Deep WaterI’d been thinking about this all day.  The more I thought about it, the more I knew I wanted to write something about it.  The news probably wasn’t as important as military actions and humanitarian disasters occurring in the Middle East, but it mattered to troops deployed there.  Through his USO shows, Robin Williams showed how much he loved the troops, and they loved him back – and now he was gone.

Williams’ self admitted drug and alcohol addictions and subsequent treatment sessions had been in the press from time to time, but not much was said about his battle with depression.  These deep waters were where he swam alone, apparently for quite some time.  News articles seem conflicted over whether his drug and alcohol abuse was a result of his attempts to escape depression, or if his depression was a result of his drug and alcohol abuses’ failure to relieve his anxiety and stress.  He had been clean and sober for twenty years, but relapsed just 8 years ago.  I struggle to reconcile memories of the funny man we loved with the reports of a man who took his own life to escape the emotional pain caused by mental illness.

He must have felt like he was drowning.  I mean – here’s a guy who had all the creative and artistic theatrical talent anyone could ever want, loving friends and family and more than enough material wealth.  He had all the components of what looked like a happy life, but those couldn’t keep him above water emotionally.  Depression dragged him under despite the superficial buoyancy of all those things.
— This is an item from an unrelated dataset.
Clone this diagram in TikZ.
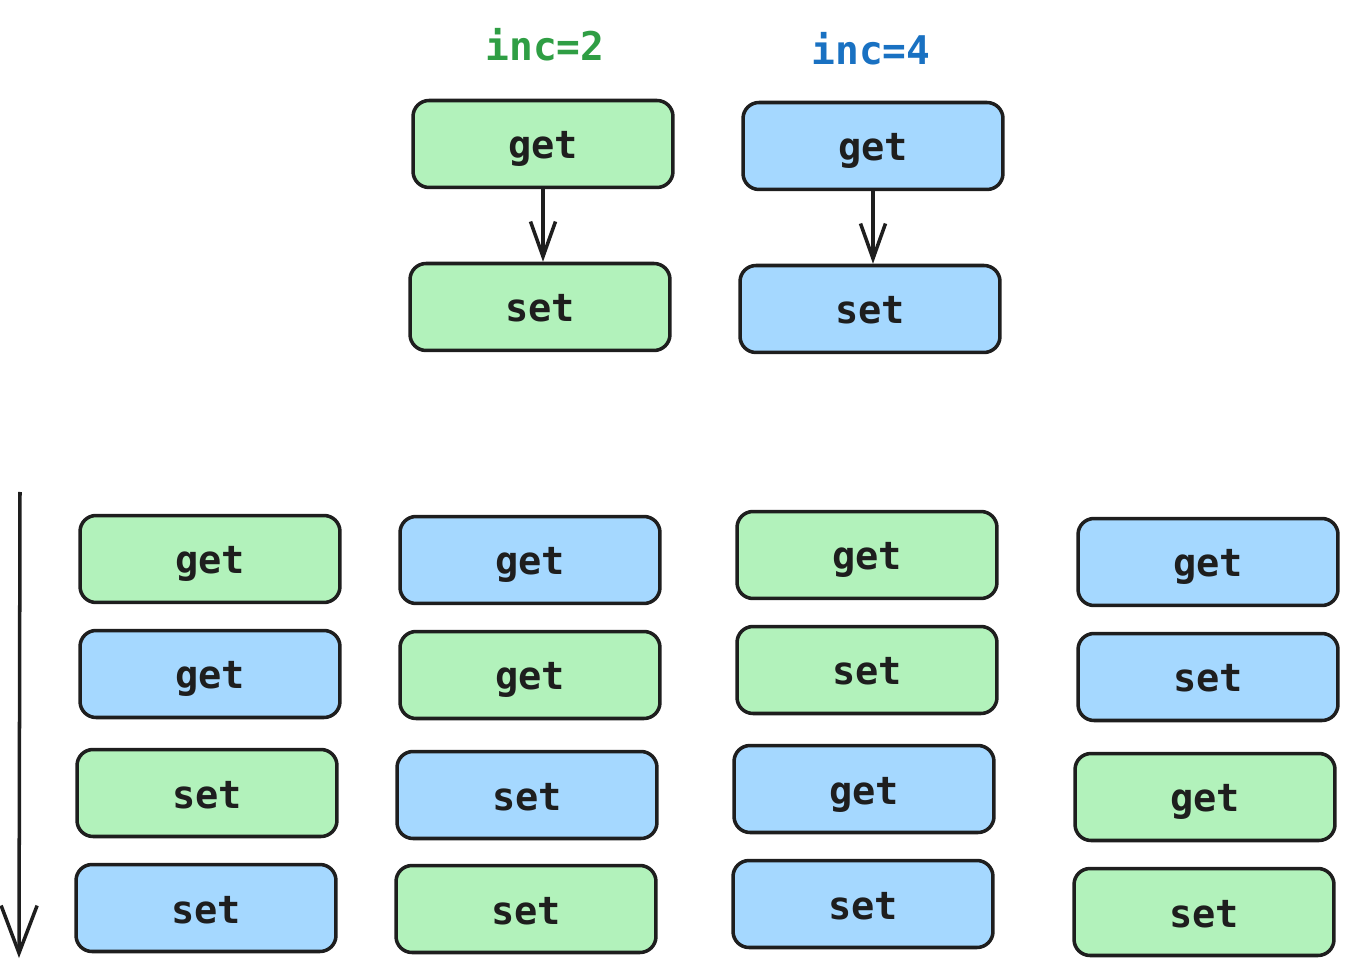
\documentclass[tikz,border=0pt]{standalone}
\usepackage{fontspec}
\setmonofont{DejaVu Sans Mono}
\usetikzlibrary{arrows.meta}
\definecolor{stroke}{HTML}{1E1E1E}
\definecolor{incgreen}{HTML}{B2F2BB}
\definecolor{incblue}{HTML}{A5D8FF}
\definecolor{labgreen}{HTML}{2F9E44}
\definecolor{labblue}{HTML}{1971C2}
\begin{document}
\begin{tikzpicture}[x=0.02cm, y=-0.02cm,
    op/.style={draw=stroke, line width=2pt, rounded corners=0.32cm,
        minimum width=5.2cm, minimum height=1.74cm, inner sep=0pt,
        text height=0.6cm, text depth=0pt,
        font=\ttfamily\bfseries\fontsize{22}{25}\selectfont, text=stroke},
    opg/.style={op, fill=incgreen},
    opb/.style={op, fill=incblue},
    lab/.style={font=\ttfamily\bfseries\fontsize{22.5}{26}\selectfont}]
                \useasboundingbox (0,0) rectangle (1359,979);

                % the two threads
                \node[lab, text=labgreen] (lab2) at (545,45) {inc=2};
                \node[lab, text=labblue] (lab4) at (871,49) {inc=4};

                \node[opg] (g2) at (543,144) {get};
                \node[opg] (s2) at (540,307) {set};
                \node[opb] (g4) at (873,146) {get};
                \node[opb] (s4) at (870,309) {set};

                \draw[-{Straight Barb[length=0.7cm, width=0.5cm]}, line width=2pt, color=stroke] (g2.south) -- (g2.south |- s2.north);
                \draw[-{Straight Barb[length=0.7cm, width=0.5cm]}, line width=2pt, color=stroke] (g4.south) -- (g4.south |- s4.north);

                % time runs downwards
                \coordinate (t0) at (20,492);
                \coordinate (t1) at (19,958);
                \draw[-{Straight Barb[length=0.95cm, width=0.72cm]}, line width=2pt, color=stroke] (t0) -- (t1);

                % first order
                \node[opg] (a1) at (210,559) {get};
                \node[opb] (a2) at (210,674) {get};
                \node[opg] (a3) at (207,793) {set};
                \node[opb] (a4) at (206,908) {set};

                % second order
                \node[opb] (b1) at (530,560) {get};
                \node[opg] (b2) at (530,675) {get};
                \node[opb] (b3) at (527,795) {set};
                \node[opg] (b4) at (526,909) {set};

                % third order
                \node[opg] (c1) at (867,555) {get};
                \node[opg] (c2) at (867,670) {set};
                \node[opb] (c3) at (864,789) {get};
                \node[opb] (c4) at (863,904) {set};

                % fourth order
                \node[opb] (d1) at (1208,562) {get};
                \node[opb] (d2) at (1208,677) {set};
                \node[opg] (d3) at (1205,797) {get};
                \node[opg] (d4) at (1204,912) {set};

            \end{tikzpicture}
\end{document}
I’ve seen first hand how well real buoyancy and the buddy system work together.   I responded to a distress call once from a commercial dive boat that began taking on water near the Palos Verdes Peninsula in Southern California.  We were having a hard time locating the vessel; their flares had expired and didn’t work.  We saw some lights in the area, but they were on a freighter moving away from us.  We lost radio contact with the distressed vessel, but her crew didn’t give up hope.  They donned their dive suits, inflated their buoyancy compensators, lit fire to the part of their boat that remained above water and jumped into the ocean.  Once in the water, they tied themselves together so as not to drift apart.  Their distress signal worked!  We spotted the glow of the fire from several miles away, sped to their location and rescued them.  Even though they knew they were going under, they believed there was a chance for survival if they could get the attention of someone who could help them.

Many of us have probably found ourselves dealing with brief periods of difficult emotions such as grief, sadness, hopelessness or feelings of isolation.  I’ve been there myself and got through those tough times with the help of pastor friends who gave counsel, prayed with me and kept my faith focused.  I knew these feelings would pass, and I sought the help of friends to get through them.  Celebrities and publicly high profile individuals have shared that they often live lonely lives, intentionally cutting themselves off from people in an attempt to maintain some semblance of privacy.  Loneliness can turn into sadness which can turn into depression if dealt with in isolation – even if that isolation is self imposed.  Robin Williams may have given up hope and drowned in a sea of despair even though he was surrounded by people who loved him.  If you find yourself struggling in deep water, keep treading water, send out a distress signal and don’t give up hope.  Despair sinks, but hope floats.